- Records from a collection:
# # # # # # #

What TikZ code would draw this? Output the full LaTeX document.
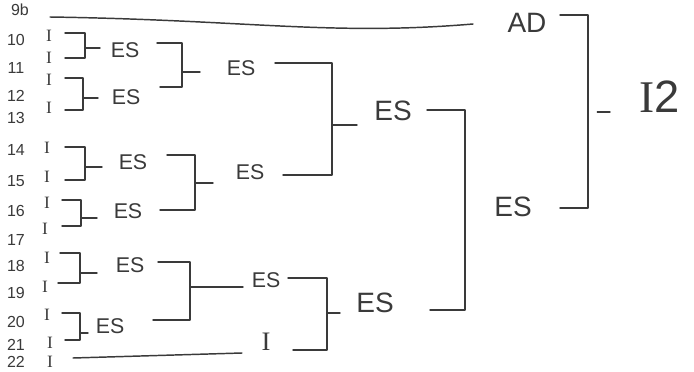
\documentclass[tikz,border=0pt]{standalone}
\usepackage{fontspec}
\setmainfont{Liberation Sans}
\newfontfamily\markfont{Liberation Serif}
\definecolor{ink}{RGB}{58,58,58}
\tikzset{
	link/.style={draw=ink, line width=1.1pt, line cap=round, line join=round},
	rownum/.style={text=ink, font=\fontsize{12}{12}\selectfont, inner sep=1pt},
	imark/.style={text=ink, font=\markfont\fontsize{13}{13}\selectfont, inner sep=1pt},
	team/.style={text=ink, font=\fontsize{16}{16}\selectfont, inner sep=1pt},
	bigteam/.style={text=ink, font=\fontsize{21}{21}\selectfont, inner sep=1pt},
}

\begin{document}
\begin{tikzpicture}[x=0.75pt, y=-0.75pt]
	\useasboundingbox[fill=white] (0,0) rectangle (694,372);
	% row numbers and markers
	\foreach \n/\x/\y in {9b/20/10, 10/16/40, 11/16/68, 12/16/96, 13/16/118, 14/16/150, 15/16/181, 16/16/211, 17/16/240, 18/16/266, 19/16/293, 20/16/322, 21/16/345, 22/16/362}
		\node[rownum] (r\n) at (\x,\y) {\n};
	\foreach \n/\x/\y in {10/49/36, 11/49/58, 12/49/80, 13/49/108, 14/47/148, 15/47/177, 16/47/203, 17/45/229, 18/47/258, 19/45/287, 20/47/315, 21/50/343, 22/50/362}
		\node[imark] (i\n) at (\x,\y) {I};
	% labels
	\node[team] (es1) at (125,50) {ES};
	\node[team] (es2) at (126,97) {ES};
	\node[team] (es3) at (133,162) {ES};
	\node[team] (es4) at (128,211) {ES};
	\node[team] (es5) at (130,265) {ES};
	\node[team] (es6) at (110,326) {ES};
	\node[team] (es7) at (241,68) {ES};
	\node[team] (es8) at (250,172) {ES};
	\node[team] (es9) at (266,280) {ES};
	\node[team, font=\markfont\fontsize{20}{20}\selectfont] (isolo) at (266,342) {I};
	\node[bigteam] (es10) at (393,111) {ES};
	\node[bigteam] (es11) at (375,303) {ES};
	\node[bigteam] (es12) at (513,207) {ES};
	\node[bigteam] (ad) at (527,23) {AD};
	\node[text=ink, font=\fontsize{34}{34}\selectfont, inner sep=1pt] (final) at (660,97) {{\markfont I}2};
	% bracket corners
	\foreach \nm/\x/\y in {t1/65/33, b1/65/58, v1/85/48, e1/100/48,
		t2/65/78, b2/65/110, v2/83/98, e2/98/98,
		t3/65/147, b3/65/180, v3/85/167, e3/102/167,
		t4/62/200, b4/62/226, v4/81/218, e4/97/218,
		t5/60/253, b5/58/283, v5/80/273, e5/97/273,
		t6/62/313, b6/65/340, v6/80/333, e6/88/333,
		t7/157/43, b7/160/87, v7/182/72, e7/200/72,
		t8/167/155, b8/160/210, v8/195/183, e8/213/183,
		t9/158/262, b9/153/320, v9/190/287, e9/243/287,
		t10/275/63, b10/283/175, v10/332/125, e10/357/125,
		t11/288/278, b11/293/350, v11/327/313, e11/340/313,
		t12/427/110, b12/430/310, v12/465/210,
		t13/560/15, b13/560/208, v13/588/112, e13/610/112}
		\coordinate (\nm) at (\x,\y);
	\foreach \k in {1,...,13}
		\draw[link] (t\k) -| (v\k) |- (b\k);
	\foreach \k in {1,...,11}
		\draw[link] (v\k) -- (e\k);
	\draw[link, shorten <=7pt] (v13) -- (e13);
	% long lines
	\coordinate (s9b) at (50,17);
	\coordinate (f9b) at (473,24);
	\draw[link] (s9b) .. controls (250,20) and (330,36) .. (f9b);
	\coordinate (s21) at (73,358);
	\coordinate (f21) at (242,353);
	\draw[link] (s21) -- (f21);
\end{tikzpicture}
\end{document}
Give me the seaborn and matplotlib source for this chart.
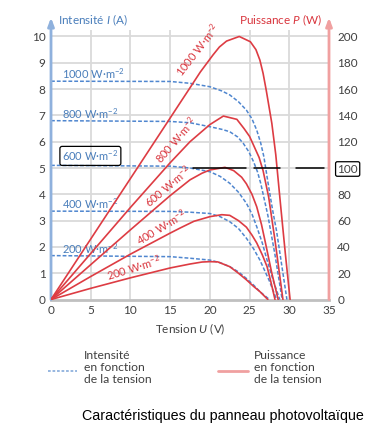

# # # # # # #

Working from the listing above, pick out every line that has "this" and copy it.

What TikZ code would draw this? Output the full LaTeX document.
Give me the seaborn and matplotlib source for this chart.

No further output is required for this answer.